Sometimes you see them presented in such a way that everything is working toward equanimity. But as the Buddha said, equanimity has its time and its place. There are times when simply being equanimous about things gets you sunk in problems. You miss the point that there are things that you can change; there are things that you can’t. If it’s something you can’t change, okay, foster equanimity. If it’s something you can change and needs to be changed, go ahead and do it. Work on the qualities of mind you need. Don’t simply come here hoping that you get the mind still, still, still, still, still and then just freeze into a stillness. We’re working on a whole range of skills. Stillness is one of them, but it requires the more active factors for awakening as well. The rapture comes from taking a sense of joy in doing things well.

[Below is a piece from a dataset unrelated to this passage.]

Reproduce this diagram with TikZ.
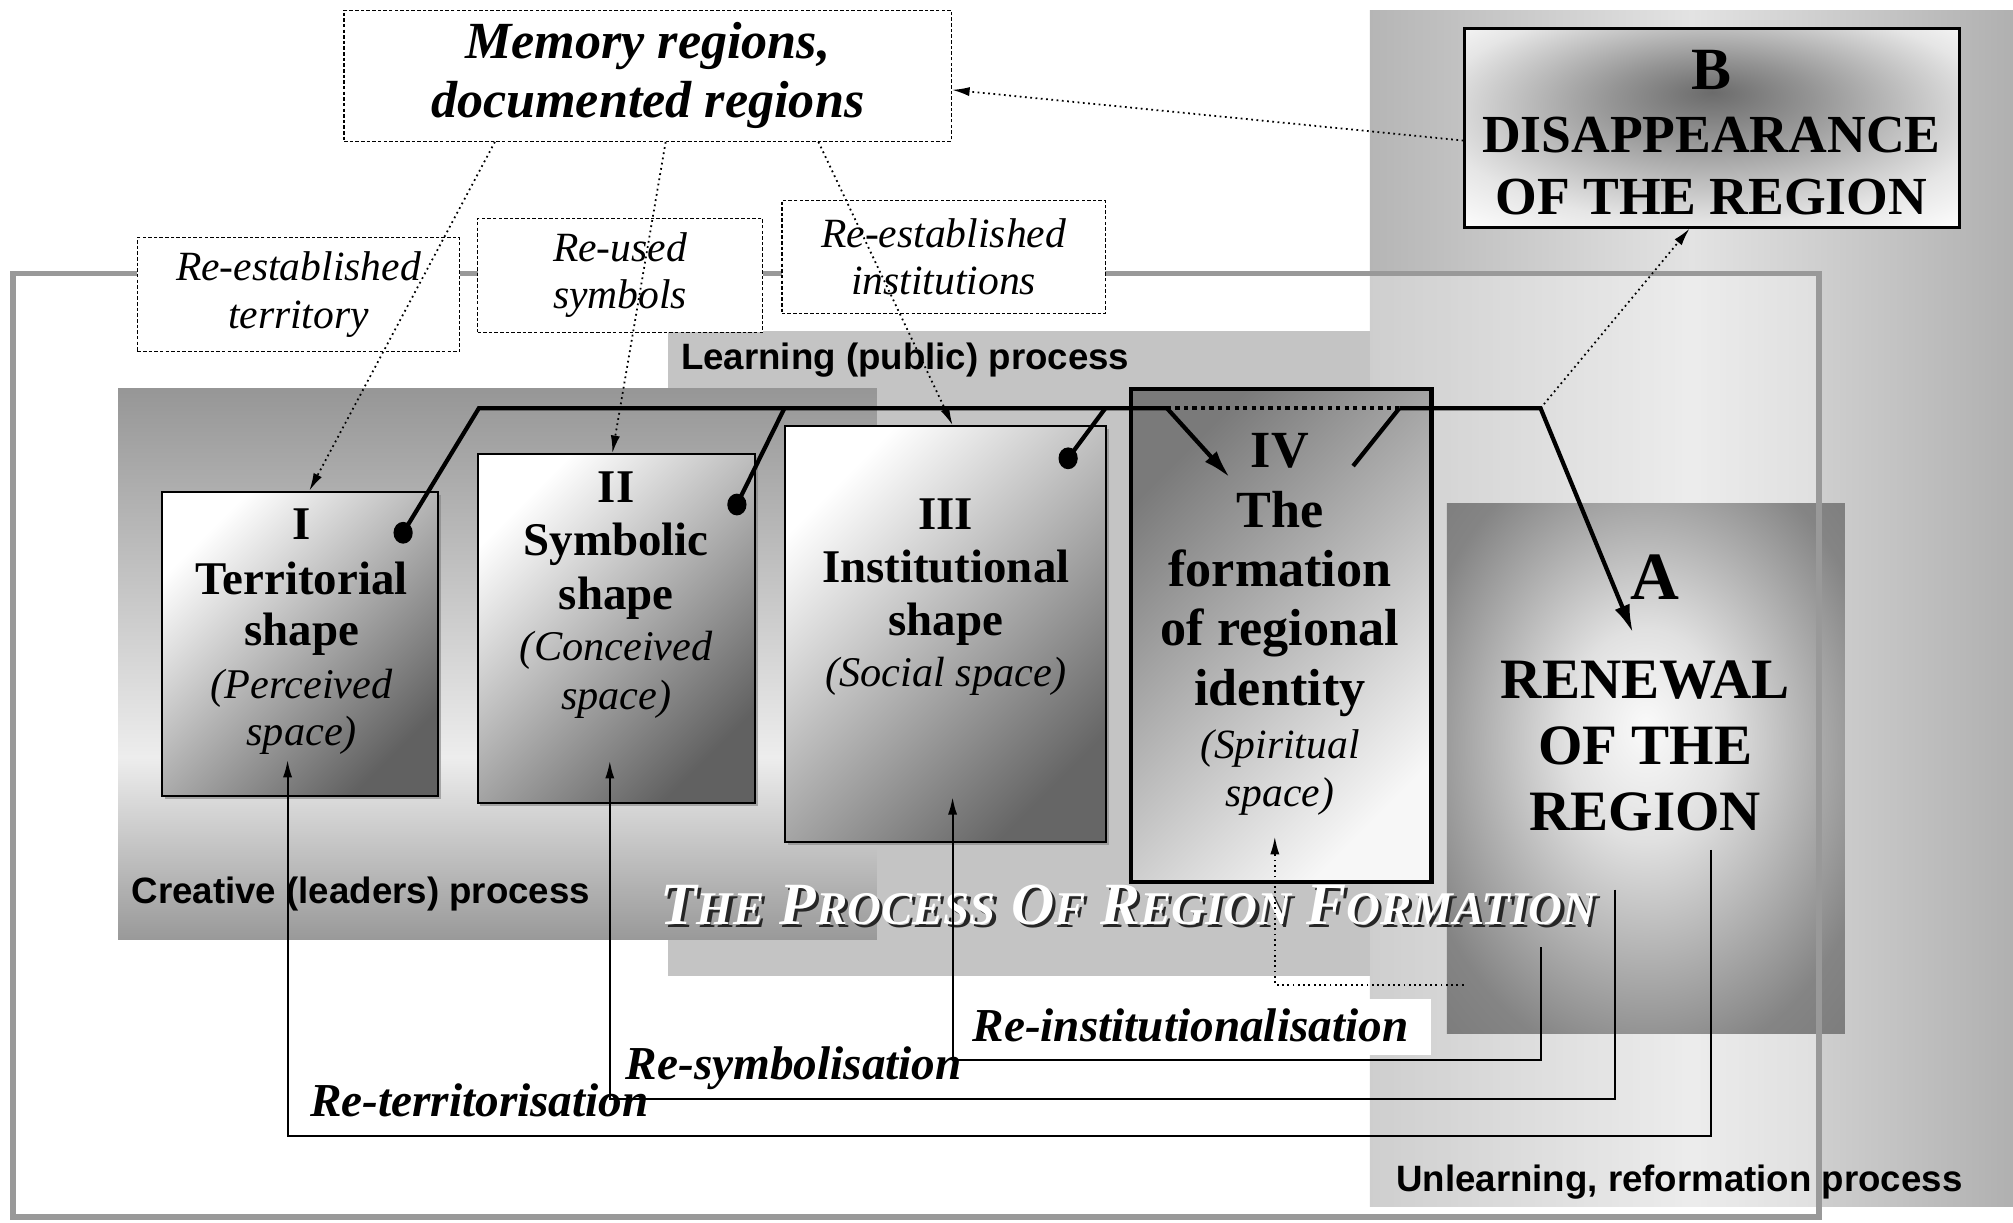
\documentclass[tikz,border=0pt]{standalone}
\usepackage{fontspec}
\setmainfont{Liberation Serif}
\setsansfont{Liberation Sans}
\usetikzlibrary{arrows.meta,calc,shadows}
\pgfdeclareradialshading{glowA}{\pgfpoint{0bp}{4bp}}{color(0bp)=(black!2);color(10bp)=(black!12);color(30bp)=(black!48);color(50bp)=(black!58)}
\pgfdeclareradialshading{glowB}{\pgfpoint{0bp}{9bp}}{color(0bp)=(black!58);color(10bp)=(black!42);color(28bp)=(black!10);color(38bp)=(white);color(50bp)=(white)}
\newcommand\px{0.0128cm}
\newcommand\spc{\mdseries\itshape\fontsize{12}{13.8}\selectfont}
\newcommand\smc[1]{{\fontsize{13.3}{14}\selectfont#1}}
\tikzset{
dashbox/.style={draw,fill=white,line width=0.4pt,dash pattern=on 1pt off 0.6pt,align=center,inner sep=0pt},
shapebox/.style={draw,line width=0.6pt,inner sep=0pt,drop shadow={shadow xshift=0.8pt,shadow yshift=-0.8pt,opacity=0.6}},
head/.style={font=\bfseries\fontsize{13.3}{15.6}\selectfont,align=center,inner sep=0pt,anchor=north},
proc/.style={font=\sffamily\bfseries\fontsize{10.4}{12}\selectfont,inner sep=0pt,anchor=base west},
reloop/.style={font=\bfseries\itshape\fontsize{13.4}{15}\selectfont,inner sep=0pt,anchor=base west},
ttl/.style={font=\bfseries\itshape\fontsize{17}{20}\selectfont,inner sep=0pt,anchor=base},
bus/.style={line width=1.2pt},
loopline/.style={line width=0.6pt},
memarrow/.style={densely dotted,line width=0.5pt,-{Latex[length=5pt,width=2.6pt]}}
}
\begin{document}
\begin{tikzpicture}[x=0.0128cm,y=-0.0128cm]
\useasboundingbox(0,0)rectangle(1568,952);
\shade[left color=black!29,right color=black!31,middle color=black!11](1067,8)rectangle(1568,940);
\fill[white,opacity=0.35](10,213)rectangle(1417,948);
\fill[black!23](520,258)rectangle(1067,760);
\shade[top color=black!41,bottom color=black!7](92,303)rectangle(683,590);
\shade[top color=black!7,bottom color=black!40](92,590)rectangle(683,732);
\node[shade,shading=glowA,inner sep=0pt,minimum width=310*\px,minimum height=413*\px](boxA)at(1282,598.5){};
\draw[black!40,line width=1.6pt](10,213)rectangle(1417,948);
\fill[white](745,778)rectangle(1115,822);
\node[dashbox,font=\bfseries\itshape\fontsize{14.8}{16.7}\selectfont,minimum width=473*\px,minimum height=102*\px](mem)at(504.5,59){Memory regions,\\documented regions};
\node[dashbox,font=\itshape\fontsize{11.8}{13.4}\selectfont,minimum width=251*\px,minimum height=89*\px](reT)at(232.5,229.5){Re-established\\territory};
\node[dashbox,font=\itshape\fontsize{11.8}{13.4}\selectfont,minimum width=222*\px,minimum height=89*\px](reS)at(483,214.5){Re-used\\symbols};
\node[dashbox,font=\itshape\fontsize{11.8}{13.4}\selectfont,minimum width=252*\px,minimum height=88*\px](reI)at(735,200){Re-established\\institutions};
\node[draw,line width=0.8pt,shade,shading=glowB,inner sep=0pt,minimum width=385*\px,minimum height=155*\px,drop shadow={shadow xshift=0.6pt,shadow yshift=-0.6pt,opacity=0.5}](boxB)at(1333.5,99.5){};
\node[shapebox,top color=white,bottom color=black!62,shading angle=45,minimum width=215*\px,minimum height=237*\px](boxI)at(233.5,501.5){};
\node[shapebox,top color=white,bottom color=black!62,shading angle=45,minimum width=216*\px,minimum height=272*\px](boxII)at(480,489.8){};
\node[shapebox,top color=white,bottom color=black!60,shading angle=45,minimum width=250*\px,minimum height=324*\px](boxIII)at(736.7,494){};
\node[draw,line width=1.3pt,inner sep=0pt,top color=black!52,bottom color=black!3,shading angle=45,minimum width=234*\px,minimum height=384*\px](boxIV)at(998,495){};
\node[head](tI)at(235,396){I\\Territorial\\[-1.1pt]shape\\[-0.7pt]{\spc(Perceived}\\[-2.2pt]{\spc space)}};
\node[head](tII)at(480,366.7){II\\[-0.4pt]Symbolic\\[-0.4pt]shape\\[-1.1pt]{\spc(Conceived}\\[-1.8pt]{\spc space)}};
\node[head](tIII)at(736.7,387.7){III\\[-0.4pt]Institutional\\[-0.7pt]shape\\[-1.1pt]{\spc(Social space)}};
\node[head,font=\bfseries\fontsize{14.8}{17}\selectfont](tIV)at(997,337){IV\\The\\[-0.3pt]formation\\[-0.1pt]of regional\\[-0.1pt]identity\\[-1.8pt]{\spc\fontsize{11.8}{13}\selectfont(Spiritual}\\[-3.6pt]{\spc\fontsize{11.8}{13}\selectfont space)}};
\node[font=\bfseries\fontsize{19.2}{22}\selectfont,inner sep=0pt,anchor=base](lblA)at(1288.7,467){A};
\node[font=\bfseries\fontsize{16.2}{18.7}\selectfont,align=center,inner sep=0pt,anchor=north](lblRen)at(1281.5,514){RENEWAL\\OF THE\\REGION};
\node[font=\bfseries\fontsize{15.2}{17.6}\selectfont,align=center,inner sep=0pt,anchor=north](lblB)at(1333,39){{\fontsize{17}{18}\selectfont B}\\DISAPPEARANCE\\OF THE REGION};
\node[proc](learn)at(530,288){Learning (public) process};
\node[proc](creat)at(102,704){Creative (leaders) process};
\node[proc](unlearn)at(1087,928){Unlearning, reformation process};
\node[ttl,text=black!85](titleS)at(881.5,722.5){T\smc{HE} P\smc{ROCESS} O\smc{F} R\smc{EGION} F\smc{ORMATION}};
\node[ttl,text=white](title)at(879,720){T\smc{HE} P\smc{ROCESS} O\smc{F} R\smc{EGION} F\smc{ORMATION}};
\coordinate(dI)at(314,415);\coordinate(dII)at(574,393);\coordinate(dIII)at(832,357);
\coordinate(k1)at(373,318);\coordinate(k2)at(611,318);\coordinate(k3)at(861,318);
\coordinate(k4)at(909,318);\coordinate(k5)at(1090,318);\coordinate(k6)at(1200,318);
\coordinate(hitIV)at(958,372);\coordinate(endIV)at(1054,363);\coordinate(hitA)at(1272,493);
\draw[bus,-{Latex[length=8pt,width=4.5pt]}](dI)--(k1)--(k4)(k5)--(k6)--(hitA);
\draw[bus](dII)--(k2)(dIII)--(k3)(k5)--(endIV);
\draw[bus,-{Latex[length=8pt,width=4.5pt]}](k4)--(hitIV);
\draw[line width=1.2pt,dash pattern=on 1.2pt off 1.2pt](k4)--(k5);
\foreach \d in{dI,dII,dIII}\fill(\d)circle[x radius=7.5,y radius=8.5];
\draw[memarrow]($(mem.south)+(-119,0)$)--($(boxI.north)+(7.5,0)$);
\draw[memarrow]($(mem.south)+(14,0)$)--($(boxII.north)+(-3,0)$);
\draw[memarrow]($(mem.south)+(133,0)$)--($(boxIII.north)+(5.3,0)$);
\draw[memarrow]($(boxB.west)+(0,10)$)--($(mem.east)+(0,11)$);
\draw[memarrow](k6)--($(boxB.south)+(-17.5,0)$);
\coordinate(rT)at(1333,662);\coordinate(rS)at(1258,693);\coordinate(rI)at(1200,738);\coordinate(rD)at(1140,767);
\draw[loopline,-{Latex[length=5pt,width=2.6pt]}](rT)--++(0,223)-|($(boxI.south)+(-9.5,-29)$);
\draw[loopline,-{Latex[length=5pt,width=2.6pt]}](rS)--++(0,163)-|($(boxII.south)+(-5,-34)$);
\draw[loopline,-{Latex[length=5pt,width=2.6pt]}](rI)--++(0,88)-|($(boxIII.south)+(5.3,-36)$);
\draw[memarrow](rD)-|($(boxIV.south)+(-5,-37)$);
\node[reloop](lT)at(241,870){Re-territorisation};
\node[reloop](lS)at(487,841){Re-symbolisation};
\node[reloop](lI)at(757,811){Re-institutionalisation};
\end{tikzpicture}
\end{document}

I was reading the other night someone presenting a picture of the path in which it was very stern and moralistic, where you have to really whip yourself into shape and come down hard on any weakness. It all sounds very uninviting. Only great heroes could do that kind of practice. And I must admit that many times in our practice, we don’t feel very heroic. But the Buddha himself often presents the practice not in such stern moralistic terms. After all, he’s not a position to force anything on us, to say we have to do this, we have to do that. What he is saying is, “Look, you can do this skillfully.” And many of his analogies are from different skills that people work on and develop. The whole point of a skill is that you learn how to do it well and like doing it well, enjoy doing it well. You find it an interesting challenge, a challenge that you’re ready to rise for. That’s a skillful approach to the practice.

We live in this an alien world, but it is possible to find happiness. In the beginning, the path has to make use of the things of the world. Eventually, though, it leads beyond the world. But meanwhile, we’re able to take advantage of what the world has to offer. We’ve got this body; we’ve got this life. We can use these things to find a happiness, a well-being that goes way beyond the influence of the world.

The Buddha presents that as a challenge—not as a stern moral obligation, but simply as a realistic look at what our situation is, and what the potentials there are in our situation. If you learn how to take joy in the skill of the practice, that joy gives the practice a lot of energy. As Ajaan Fuang used to say, rapture is what acts as lubricant to the practice. Without it, he said, the practice gets dry like an engine whose lubricant has dried up. It begins to seize up after a while.

So learn how to do this with a sense of serenity, and a sense of rapture, even in the midst of this alien landscape, where not only chaparrals are burning, but your eyes are burning, your ears, your nose, your tongue, your body, your mind are burning. But where it’s not burning, that’s where the coolness can be found. If you look with skill and ingenuity, you can find it.